Guess Who's Coming to Dinner reads like an Arthur Goldberg speech, one of his more interminable. It is the ninth and last film to employ the talents of Spencer Tracy and Katharine Hepburn, and for that distinction a picture worth seeing; but on all other counts it stinks. Stanley Kramer has degenerated from one of Hollywood's more interesting bad moviemakers into one of its most maudlin. The crude but somehow compelling live-TV quality of Judgment at Nuremberg and Ship of Fools, painted with crayon and musicalized by DeVol, blessed with Sidney Poitier, reveals Kramer to be an exceedingly dull thinker and hardly any artist at all.

For Tracy and Hepburn, whatever the social benefits of their friendship with Kramer, the creative harvest has been disaster. Always a good actor, Tracy emerged from a post-war recharging period literally the top. In George Cukor's Pat and Mike ('52), he gave the best of a memorable series of comedy performances opposite Hepburn, conclusively reconciling his own considerable presence ("treelike" to extend a comparison of Hepburn's) with acting. Bad Day at Black Rock ('55), though not a great movie, gave Tracy the chance to show off his genius freely and create a hero good for all violent communities everywhere, always. Again in The Old Man and The Sea ('57), this time more emphatically, Tracy staged the trick of giving a fine performance, dominating the picture, and yet failing somehow to elevate the whole product to his own level.

Then came Kramer, Judgment at Nuremberg, still the most polished of his creations, cast Tracy as a New England judge set adrift in the land of war criminals and called on to apply his raw honesty to the ambiguities of complicit guilt and collective responsibility. Tracy exuded New Englandisms and was honest as a rock; but he could carry it no further, because Kramer's picture never achieved even the subtlety of a good Playhouse 90 (Judgment at Nuremberg), incidentally, like Ship of Fools, improves measurably when shown on the home screen). Worse yet was It's a Mad Mad Mad Mad World, a comedy without a laugh bigger than its title. Here truly were the ghastly deeps of Tracy's career, coming at a time when his potential seemed boundless. By comparison with Mad World, Guess Who is Harding to Cox, a triumph.

Tracy plays a liberal newspaper editor who comes home one afternoon to find his daughter (Katharine Houghton) engaged to a too-too successful doctor (Sidney Poitier) who, in the jargon of the early 60's, "happens to be a Negro." Of course the liberal editor turns out to have trouble practicing what he preaches, whereon the plot of the movie is hinged. William Rose's screenplay offers humor (the girl's parents' reaction on meeting Poitier; his parents' reaction on meeting Miss Houghton), suspense (who will talk to whom in which room next?), and incisive social commentary (we are brothers under the skin). Some reviewers have been kind enough to call it a drawing-room comedy, but in reality Guess Who's Coming to Dinner is depressingly serious.
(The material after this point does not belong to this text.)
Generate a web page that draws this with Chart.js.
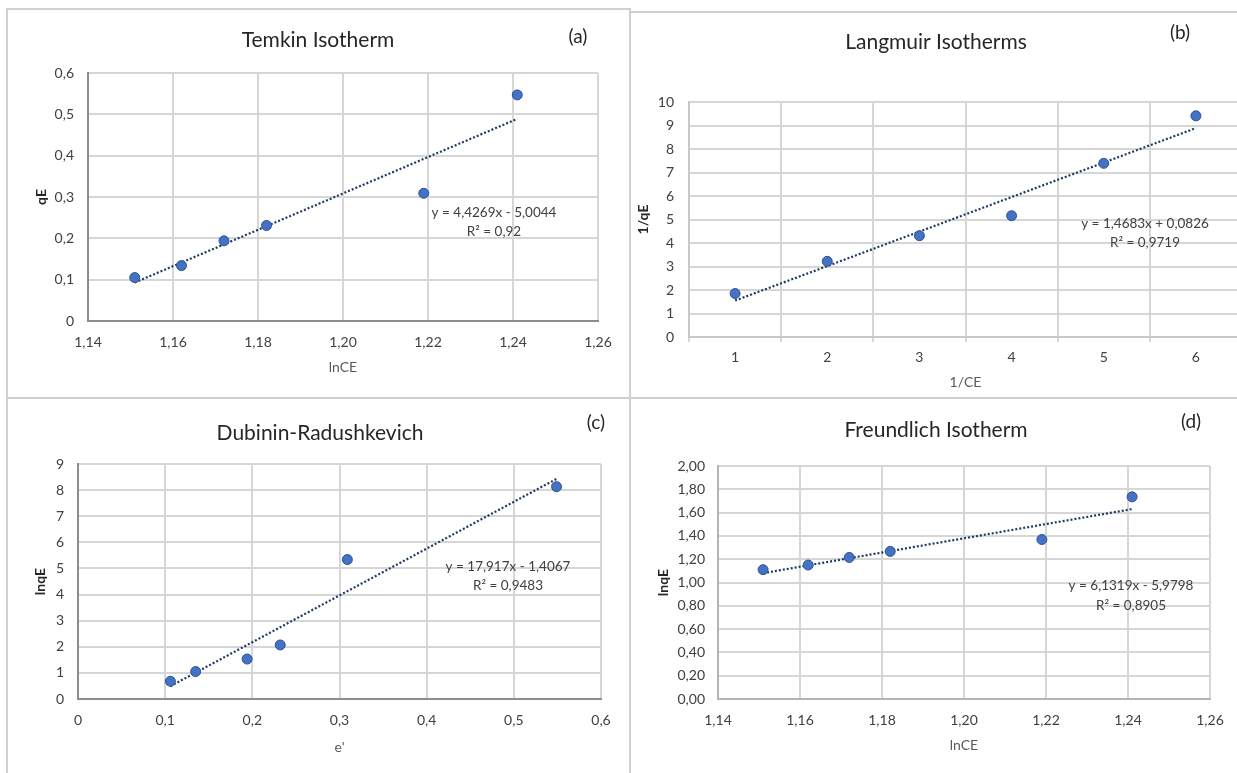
<!DOCTYPE html>
<html>
<head>
<meta charset="utf-8">
<script src="https://cdn.jsdelivr.net/npm/chart.js@4.4.1/dist/chart.umd.min.js"></script>
<style>
  html, body { margin: 0; padding: 0; background: #fff; }
  body { width: 1237px; height: 773px; position: relative; overflow: hidden; }
  canvas { position: absolute; }
  .frame { position: absolute; border: 2px solid #d0d0d0; box-sizing: border-box; }
</style>
</head>
<body>
<div class="frame" style="left:6px;top:8px;width:625px;height:391px"></div>
<div class="frame" style="left:629px;top:11px;width:700px;height:388px"></div>
<div class="frame" style="left:6px;top:397px;width:625px;height:400px"></div>
<div class="frame" style="left:629px;top:397px;width:700px;height:400px"></div>

<canvas id="temkin"></canvas>
<canvas id="langmuir"></canvas>
<canvas id="dubinin"></canvas>
<canvas id="freundlich"></canvas>

<script>
//// data
const lnCE = [1.151, 1.162, 1.172, 1.182, 1.219, 1.241]
const qE = [0.105, 0.134, 0.194, 0.231, 0.309, 0.547]

const invCE = ['1', '2', '3', '4', '5', '6']
const invQE = [1.85, 3.22, 4.31, 5.16, 7.39, 9.41]

const ePrime = [0.106, 0.135, 0.194, 0.232, 0.309, 0.549]
const lnqE_DR = [0.68, 1.05, 1.53, 2.07, 5.34, 8.13]

const lnqE_F = [1.11, 1.15, 1.215, 1.267, 1.369, 1.735]

// trendline ends (first / last point)
const trendTemkin = [0.093, 0.489]
const trendLangmuir = [1.55, 8.89]
const trendDR = [0.49, 8.43]
const trendFreundlich = [1.08, 1.63]

const eqTemkin = ['y = 4,4269x - 5,0044', 'R² = 0,92']
const eqLangmuir = ['y = 1,4683x + 0,0826', 'R² = 0,9719']
const eqDR = ['y = 17,917x - 1,4067', 'R² = 0,9483']
const eqFreundlich = ['y = 6,1319x - 5,9798', 'R² = 0,8905']


//// styles
const FONT = 'Lato, "Open Sans", sans-serif'
const tickFont = { family: FONT, size: 14 }
const xTitleFont = { family: FONT, size: 14 }
const yTitleFont = { family: FONT, size: 14, weight: 'bold' }
const markerFill = '#4472c4'
const markerEdge = '#2f528f'
const trendColor = '#1f3864'
const gridColor = '#d6d6d6'

const comma = (v, d) => v.toFixed(d).replace('.', ',')

// draws chart titles, (a)-(d) and the trendline equations
const panelText = {
    id: 'panelText',
    afterDraw(chart, args, opts) {
        const ctx = chart.ctx
        opts.items.forEach(t => {
            ctx.save()
            ctx.font = t.font
            ctx.fillStyle = t.color
            ctx.textAlign = 'center'
            ctx.textBaseline = 'middle'
            ctx.fillText(t.text, t.x, t.y)
            ctx.restore()
        })
    }
}

function pointSet(data) {
    return {
        data: data,
        showLine: false,
        pointRadius: 5,
        pointHoverRadius: 5,
        pointBackgroundColor: markerFill,
        pointBorderColor: markerEdge,
        pointBorderWidth: 1,
        order: 0
    }
}

function trendSet(data) {
    return {
        data: data,
        showLine: true,
        spanGaps: true,
        borderColor: trendColor,
        borderWidth: 2.2,
        borderDash: [2, 2],
        pointRadius: 0,
        fill: false,
        order: 1
    }
}

// box: canvas position on the page, plot: plot area on the page
function panel(c) {
    const cv = document.getElementById(c.id)
    cv.width = c.box.w
    cv.height = c.box.h
    cv.style.left = c.box.x + 'px'
    cv.style.top = c.box.y + 'px'

    const L = c.plot.l - c.box.x
    const T = c.plot.t - c.box.y
    const R = c.plot.r - c.box.x
    const B = c.plot.b - c.box.y
    const xAxisH = c.box.h - B - 2
    const xTl = c.xTickLen || 0

    const x = c.xScale, y = c.yScale
    x.afterFit = s => { s.height = xAxisH }
    y.afterFit = s => { s.width = L }
    x.ticks = Object.assign({ font: tickFont, color: '#404040', maxRotation: 0, autoSkip: false,
        padding: c.xTickY - c.plot.b - xTl - tickFont.size * 0.6 }, x.ticks)
    y.ticks = Object.assign({ font: tickFont, color: '#404040',
        padding: c.plot.l - c.yTickR }, y.ticks)
    x.title = { display: true, text: c.xTitle, font: xTitleFont, color: '#595959',
        padding: { top: 0, bottom: (c.box.y + c.box.h - 2) - c.xTitleY - xTitleFont.size * 0.6 } }
    y.title = { display: true, text: c.yTitle, font: yTitleFont, color: '#262626',
        padding: { top: (c.yTitleX - c.box.x) - yTitleFont.size * 0.6, bottom: 0 } }
    x.grid = Object.assign({ color: gridColor, lineWidth: 2, drawTicks: false }, x.grid)
    y.grid = Object.assign({ color: gridColor, lineWidth: 2, drawTicks: false }, y.grid)
    x.border = { color: c.axisColor, width: 2 }
    y.border = { color: c.axisColor, width: 2 }

    const items = [
        { text: c.title, x: c.titlePos[0] - c.box.x, y: c.titlePos[1] - c.box.y, font: '21px ' + FONT, color: '#262626' },
        { text: c.tag, x: c.tagPos[0] - c.box.x, y: c.tagPos[1] - c.box.y, font: '19px ' + FONT, color: '#262626' },
        { text: c.eq[0], x: c.eqPos[0] - c.box.x, y: c.eqPos[1] - c.box.y, font: '13.5px ' + FONT, color: '#404040' },
        { text: c.eq[1], x: c.eqPos[0] - c.box.x, y: c.eqPos[2] - c.box.y, font: '13.5px ' + FONT, color: '#404040' }
    ]

    return new Chart(cv, {
        type: c.type,
        data: c.data,
        options: {
            responsive: false,
            animation: false,
            devicePixelRatio: 1,
            layout: { padding: { left: 0, top: T, right: c.box.w - R, bottom: c.box.h - B - xAxisH } },
            scales: { x: x, y: y },
            plugins: {
                legend: { display: false },
                tooltip: { enabled: false },
                panelText: { items: items }
            }
        },
        plugins: [panelText]
    })
}


//// charts
let temkinChart = panel({
    id: 'temkin', type: 'scatter',
    box: { x: 7, y: 9, w: 622, h: 388 },
    plot: { l: 88, t: 73, r: 598, b: 321 },
    xTickY: 342, xTitleY: 367, yTickR: 74, yTitleX: 41,
    axisColor: '#8c8c8c',
    title: 'Temkin Isotherm', titlePos: [318, 40],
    tag: '(a)', tagPos: [578, 37],
    eq: eqTemkin, eqPos: [494, 213, 232],
    xTitle: 'lnCE', yTitle: 'qE',
    data: {
        datasets: [
            pointSet(lnCE.map((v, i) => ({ x: v, y: qE[i] }))),
            trendSet([{ x: lnCE[0], y: trendTemkin[0] }, { x: lnCE[lnCE.length - 1], y: trendTemkin[1] }])
        ]
    },
    xScale: { type: 'linear', min: 1.14, max: 1.26, ticks: { stepSize: 0.02, callback: v => comma(v, 2) } },
    yScale: { min: 0, max: 0.6, ticks: { stepSize: 0.1, callback: v => v === 0 ? '0' : comma(v, 1) } }
})

let langmuirChart = panel({
    id: 'langmuir', type: 'line',
    box: { x: 629, y: 12, w: 620, h: 385 },
    plot: { l: 689, t: 102, r: 1242, b: 337 },
    xTickY: 357, xTitleY: 382, yTickR: 674, yTitleX: 643, xTickLen: 5,
    axisColor: '#c8c8c8',
    title: 'Langmuir Isotherms', titlePos: [936, 42],
    tag: '(b)', tagPos: [1180, 33],
    eq: eqLangmuir, eqPos: [1145, 224, 243],
    xTitle: '1/CE', yTitle: '1/qE',
    data: {
        labels: invCE,
        datasets: [
            pointSet(invQE),
            trendSet([trendLangmuir[0], null, null, null, null, trendLangmuir[1]])
        ]
    },
    xScale: { type: 'category', offset: true, grid: { offset: true, drawTicks: true, tickLength: 5 } },
    yScale: { min: 0, max: 10, ticks: { stepSize: 1 } }
})

let dubininChart = panel({
    id: 'dubinin', type: 'scatter',
    box: { x: 7, y: 398, w: 622, h: 375 },
    plot: { l: 78, t: 464, r: 601, b: 699 },
    xTickY: 720, xTitleY: 747, yTickR: 64, yTitleX: 40,
    axisColor: '#8c8c8c',
    title: 'Dubinin-Radushkevich', titlePos: [320, 433],
    tag: '(c)', tagPos: [596, 423],
    eq: eqDR, eqPos: [508, 567, 586],
    xTitle: "e'", yTitle: 'lnqE',
    data: {
        datasets: [
            pointSet(ePrime.map((v, i) => ({ x: v, y: lnqE_DR[i] }))),
            trendSet([{ x: ePrime[0], y: trendDR[0] }, { x: ePrime[ePrime.length - 1], y: trendDR[1] }])
        ]
    },
    xScale: { type: 'linear', min: 0, max: 0.6, ticks: { stepSize: 0.1, callback: v => v === 0 ? '0' : comma(v, 1) } },
    yScale: { min: 0, max: 9, ticks: { stepSize: 1 } }
})

let freundlichChart = panel({
    id: 'freundlich', type: 'scatter',
    box: { x: 630, y: 398, w: 620, h: 375 },
    plot: { l: 718, t: 466, r: 1210, b: 699 },
    xTickY: 720, xTitleY: 745, yTickR: 705, yTitleX: 663,
    axisColor: '#b4b4b4',
    title: 'Freundlich Isotherm', titlePos: [936, 430],
    tag: '(d)', tagPos: [1191, 422],
    eq: eqFreundlich, eqPos: [1131, 586, 606],
    xTitle: 'lnCE', yTitle: 'lnqE',
    data: {
        datasets: [
            pointSet(lnCE.map((v, i) => ({ x: v, y: lnqE_F[i] }))),
            trendSet([{ x: lnCE[0], y: trendFreundlich[0] }, { x: lnCE[lnCE.length - 1], y: trendFreundlich[1] }])
        ]
    },
    xScale: { type: 'linear', min: 1.14, max: 1.26, ticks: { stepSize: 0.02, callback: v => comma(v, 2) } },
    yScale: { min: 0, max: 2, ticks: { stepSize: 0.2, callback: v => comma(v, 2) } }
})
</script>
</body>
</html>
In thankless roles, Tracy and Hepburn cannot be faulted, nor appreciated. Hepburn gets the worse end of the deal, called on almost constantly to cast a sympathetic, tear-filled glance at Tracy. Poitier, for whom this was supposed to be a break away from type-casting, suffers as usual from the vacuous goodness of his character; Miss Houghton suffers from the inevitable comparison with Hepburn, who has aged more excitingly than any actress alive, and at 60 maintains a peerless presence.

But Hepburn's proper genre is comedy; it is Tracy for whom this dreary picture should be seen: a face crammed with hills and valleys, a veritable relief map of the United States.